I’m going to just skip to the punchline of this story, which is that you don’t say, “Make sure you don’t gain weight now that you’re not smoking, because that would CLEARLY be REALLY bad.”
Don’t worry, no one said this to me recently. There is probably no one in my life at this point who doesn’t know that if they said anything like this around me they would get a long, unpleasant lecture. The worst coworker I’ve ever had said this to me the first time I quit smoking, which I think was 5 years ago, maybe 6.
She also used to pat clients on the head, believed that the clients who didn’t speak any of the languages that the two of us spoke never came to the office because they didn’t need any services, that it was appropriate to deny a second serving of salad to fat clients in the subsidized lunch program we ran, continually used the wrong pronouns for a spanish speaking client who was a transwoman and the coworker insisted that using male pronouns was appropriate because of the properties of spanish itself and because the client didn’t read as seamlessly female, thought the idiom “who would buy the cow when they can get the milk for free?” was a brilliant summation of how women shouldn’t have premarital (vaginal) sex, thought that it was a great idea to have anal sex instead to keep her virginity even though she disliked it and constantly wanted to tell me all about this, asked me on a regular basis why I was gay and then revealed her own homo fantasies and come ons involving her former boss, asked me constantly about my sex life even after I was very clear about not wanting to discuss this with her, and she had recently left a cult which (among other things) wouldn’t let members date until they met their money raising quotas and where she had defrauded many of her friends out of huge amounts of money (but didn’t feel bad about taking it). Oh, and she yelled at an elderly client’s family, who lived in another country, for checking up on their family member too often over the phone and instructed the security guards to never follow the family’s request to check on this client, which contributed to me finding the client dead after a long weekend (not that it matters, but the client I found dead was one of my favorites and after finding her I had to stay in the room with her dead body for an hour while I waited for the police to arrive and a few days later I had to identify her body at the coroner’s office.)

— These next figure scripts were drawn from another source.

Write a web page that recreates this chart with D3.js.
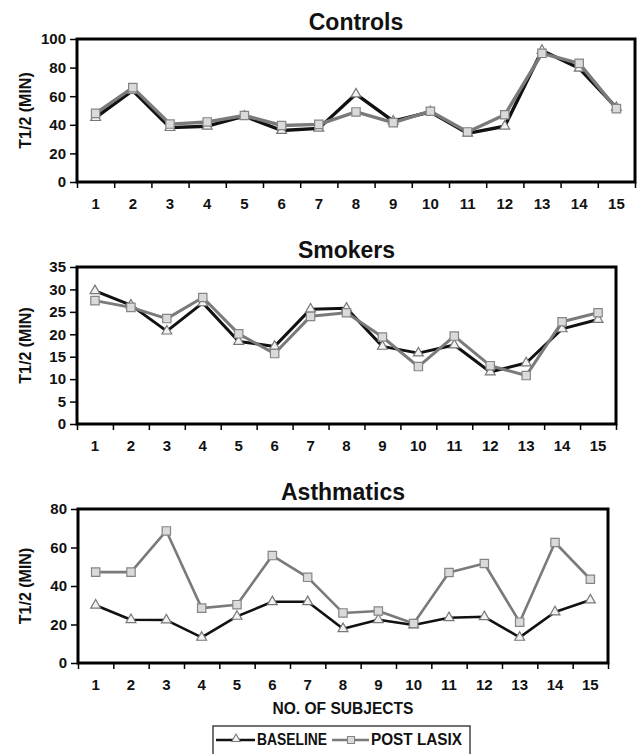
<!DOCTYPE html>
<html>
<head>
<meta charset="utf-8">
<script src="https://cdn.jsdelivr.net/npm/d3@7"></script>
<style>
  body { margin: 0; background: #fff; }
  svg { display: block; font-family: "Liberation Sans", Arial, sans-serif; font-weight: bold; }
</style>
</head>
<body>
<svg id="chart" width="638" height="754"></svg>
<script>
// subjects on the x axis
const subjects = ["1", "2", "3", "4", "5", "6", "7", "8", "9", "10", "11", "12", "13", "14", "15"];

// T1/2 (min)
const controlsBaseline = [45, 64, 38, 39, 46, 36, 37.5, 61.5, 42.5, 49, 34, 39, 92, 79.5, 52];
const controlsPost = [48, 66, 40.5, 42, 46.5, 39.5, 40.3, 49, 41.5, 49.5, 35, 47, 90, 83, 51.3];

const smokersBaseline = [29.7, 26.5, 20.7, 27, 18.4, 17.3, 25.6, 25.8, 17.3, 15.8, 17.6, 11.6, 13.6, 21.2, 23.3];
const smokersPost = [27.5, 26, 23.5, 28.2, 20.1, 15.7, 24, 24.8, 19.4, 12.8, 19.6, 13, 10.8, 22.8, 24.8];

const asthmaBaseline = [30, 22.5, 22.3, 13.3, 24.2, 31.8, 31.8, 17.8, 22.5, 19.7, 23.5, 24, 13.3, 26.5, 32.7];
const asthmaPost = [47.2, 47.2, 68.6, 28.5, 30.3, 55.8, 44.5, 26, 27, 20.5, 47, 51.7, 21.2, 62.6, 43.5];

// tick labels
const controlsTicks = [0, 20, 40, 60, 80, 100];
const smokersTicks = [0, 5, 10, 15, 20, 25, 30, 35];
const asthmaTicks = [0, 20, 40, 60, 80];

const svg = d3.select("#chart");

const panels = [
  { title: "Controls", base: controlsBaseline, post: controlsPost, ticks: controlsTicks,
    l: 77, r: 635, t: 39, b: 182, lw: 3.4 },
  { title: "Smokers", base: smokersBaseline, post: smokersPost, ticks: smokersTicks,
    l: 77, r: 616, t: 267, b: 424, lw: 3 },
  { title: "Asthmatics", base: asthmaBaseline, post: asthmaPost, ticks: asthmaTicks,
    l: 78, r: 608, t: 509, b: 663, lw: 2.6 }
];

const triangle = d3.symbol().type(d3.symbolTriangle).size(42);
const square = d3.symbol().type(d3.symbolSquare).size(70);

panels.forEach((p) => {
  const x = d3.scaleBand().domain(subjects).range([p.l, p.r]);
  const xEdge = d3.scaleLinear().domain([0, subjects.length]).range([p.l, p.r]);
  const y = d3.scaleLinear().domain([0, d3.max(p.ticks)]).range([p.b, p.t]);
  const g = svg.append("g");

  // y axis
  const ya = g.append("g")
    .attr("transform", `translate(${p.l},0)`)
    .call(d3.axisLeft(y).tickValues(p.ticks).tickSize(7).tickPadding(4));
  ya.select(".domain").remove();
  ya.selectAll("line").attr("stroke", "#000").attr("stroke-width", 1.5);
  ya.selectAll("text")
    .attr("font-size", 15).attr("font-weight", "bold").attr("fill", "#111")
    .attr("font-family", "Liberation Sans, Arial, sans-serif");

  // tick marks on band edges
  const xt = g.append("g")
    .attr("transform", `translate(0,${p.b})`)
    .call(d3.axisBottom(xEdge).tickValues(d3.range(0, subjects.length + 1)).tickFormat("").tickSize(6));
  xt.select(".domain").remove();
  xt.selectAll("line").attr("stroke", "#000").attr("stroke-width", 1.5);

  // subject labels
  const xl = g.append("g")
    .attr("transform", `translate(0,${p.b})`)
    .call(d3.axisBottom(x).tickSize(0).tickPadding(16));
  xl.select(".domain").remove();
  xl.selectAll("text")
    .attr("font-size", 15).attr("font-weight", "bold").attr("fill", "#111")
    .attr("font-family", "Liberation Sans, Arial, sans-serif");

  // frame
  g.append("rect")
    .attr("x", p.l).attr("y", p.t)
    .attr("width", p.r - p.l).attr("height", p.b - p.t)
    .attr("fill", "none").attr("stroke", "#000").attr("stroke-width", 3);

  // title
  g.append("text")
    .attr("x", (p.l + p.r) / 2).attr("y", p.t - 9)
    .attr("text-anchor", "middle").attr("font-size", 23).attr("fill", "#111")
    .text(p.title);

  // y label
  g.append("text")
    .attr("transform", `translate(31,${(p.t + p.b) / 2}) rotate(-90)`)
    .attr("text-anchor", "middle").attr("font-size", 16).attr("fill", "#111")
    .text("T1/2 (MIN)");

  const cx = (i) => x(subjects[i]) + x.bandwidth() / 2;
  const line = d3.line().x((d, i) => cx(i)).y((d) => y(d));

  // baseline
  g.append("path").datum(p.base)
    .attr("d", line).attr("fill", "none")
    .attr("stroke", "#111").attr("stroke-width", p.lw).attr("stroke-linejoin", "round");
  g.selectAll(".tri").data(p.base).enter().append("path")
    .attr("class", "tri")
    .attr("d", triangle)
    .attr("transform", (d, i) => `translate(${cx(i)},${y(d)})`)
    .attr("fill", "#f2f2f2").attr("stroke", "#777").attr("stroke-width", 1.2);

  // post lasix
  g.append("path").datum(p.post)
    .attr("d", line).attr("fill", "none")
    .attr("stroke", "#7a7a7a").attr("stroke-width", p.lw).attr("stroke-linejoin", "round");
  g.selectAll(".sq").data(p.post).enter().append("path")
    .attr("class", "sq")
    .attr("d", square)
    .attr("transform", (d, i) => `translate(${cx(i)},${y(d)})`)
    .attr("fill", "#dadada").attr("stroke", "#858585").attr("stroke-width", 1.2);
});

// x-axis title
svg.append("text")
  .attr("x", 343).attr("y", 714)
  .attr("text-anchor", "middle").attr("font-size", 16).attr("fill", "#111")
  .attr("textLength", 141).attr("lengthAdjust", "spacingAndGlyphs")
  .text("NO. OF SUBJECTS");

// legend
const legend = svg.append("g");
legend.append("rect")
  .attr("x", 213).attr("y", 726).attr("width", 257).attr("height", 40)
  .attr("fill", "#fff").attr("stroke", "#444").attr("stroke-width", 1.5);

legend.append("line")
  .attr("x1", 216).attr("x2", 255).attr("y1", 740).attr("y2", 740)
  .attr("stroke", "#111").attr("stroke-width", 2.5);
legend.append("path")
  .attr("d", d3.symbol().type(d3.symbolTriangle).size(32)())
  .attr("transform", "translate(236,739)")
  .attr("fill", "#f2f2f2").attr("stroke", "#777").attr("stroke-width", 1.1);
legend.append("text")
  .attr("x", 257).attr("y", 745).attr("font-size", 16).attr("fill", "#111")
  .attr("textLength", 70).attr("lengthAdjust", "spacingAndGlyphs")
  .text("BASELINE");

legend.append("line")
  .attr("x1", 332).attr("x2", 369).attr("y1", 740).attr("y2", 740)
  .attr("stroke", "#7a7a7a").attr("stroke-width", 2.5);
legend.append("path")
  .attr("d", d3.symbol().type(d3.symbolSquare).size(50)())
  .attr("transform", "translate(351,740)")
  .attr("fill", "#dadada").attr("stroke", "#858585").attr("stroke-width", 1.1);
legend.append("text")
  .attr("x", 371).attr("y", 745).attr("font-size", 16).attr("fill", "#111")
  .attr("textLength", 91).attr("lengthAdjust", "spacingAndGlyphs")
  .text("POST LASIX");
</script>
</body>
</html>
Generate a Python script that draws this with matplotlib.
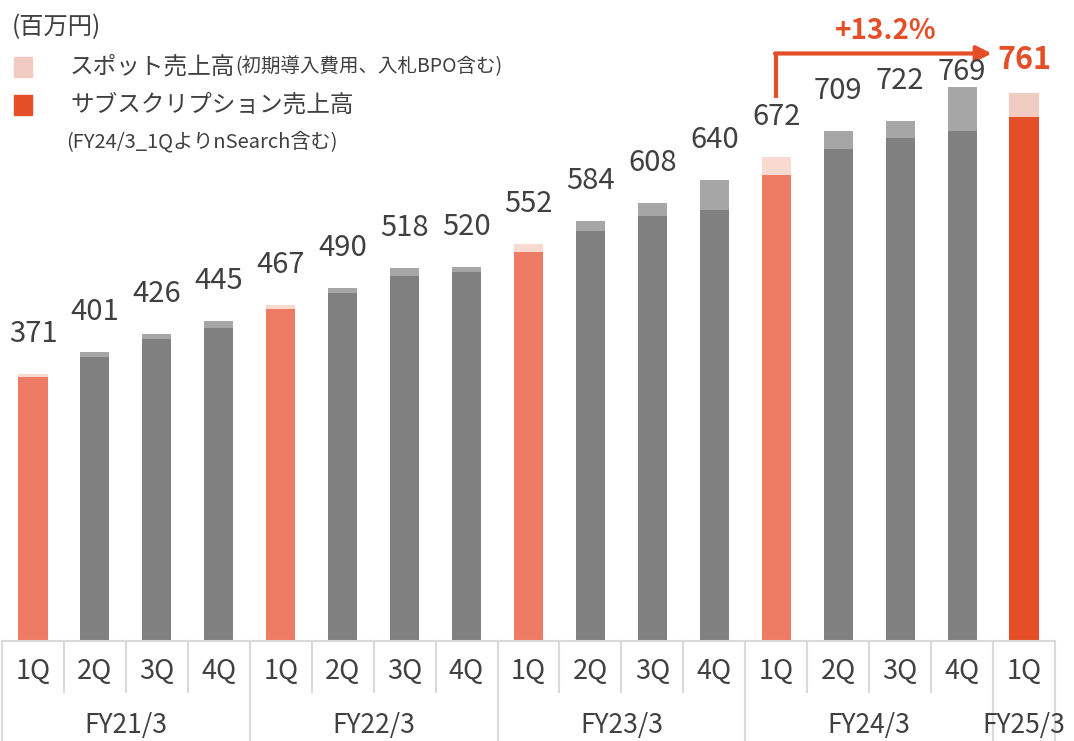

I’m not exaggerating about any of this.
We worked in a former storage closet that was just big enough to fit two desks and chairs with two feet of space between our backs and she talked at me all day every day. We had no other coworkers on site and for a while, right after I got hired, we didn’t even have a boss because the non-profit we worked for had been taken over by a larger non-profit who took a long time to get around to finding us a supervisor. And when I last saw her, she was well on her way toward graudating with a social work degree from a well known institution, which is completely terrifying.
Strangely, I think it might have been because of her that I first heard about fat activism. She was reading some news website, and exclaimed that she couldn’t believe there were actually people who thought it was ok to be fat. While she proceeded to voice her horror at this in what must have been a 15 minute monologue, I looked up the article and felt an overwhelming sense of hope. I’m not completely sure if that was the first time I heard about fat activism, but it was certainly early in that development.
The only reason I told her I would be quitting smoking after new years is that I was worried I would no longer be able to contain my hatred of her if she kept talking at me all the time, so I was (nicely) requesting that she be quieter in the first few weeks. She looked at me very earnestly, leaned forward to touch my knee, and said (as I said before), “Make sure you don’t gain weight now that you’re not smoking, because that would CLEARLY be REALLY bad.” When, flabbergasted, I told her that I wasn’t going to discuss this with her, she told me she was just being a good social worker. Which is even worse because it means she couldn’t differentiate me from a client and she thought that would make good social work!
I was thinking about all of this because as awful as quitting smoking feels this time, I keep telling myself that it could be so much worse. I could have to go in to work with her tomorrow.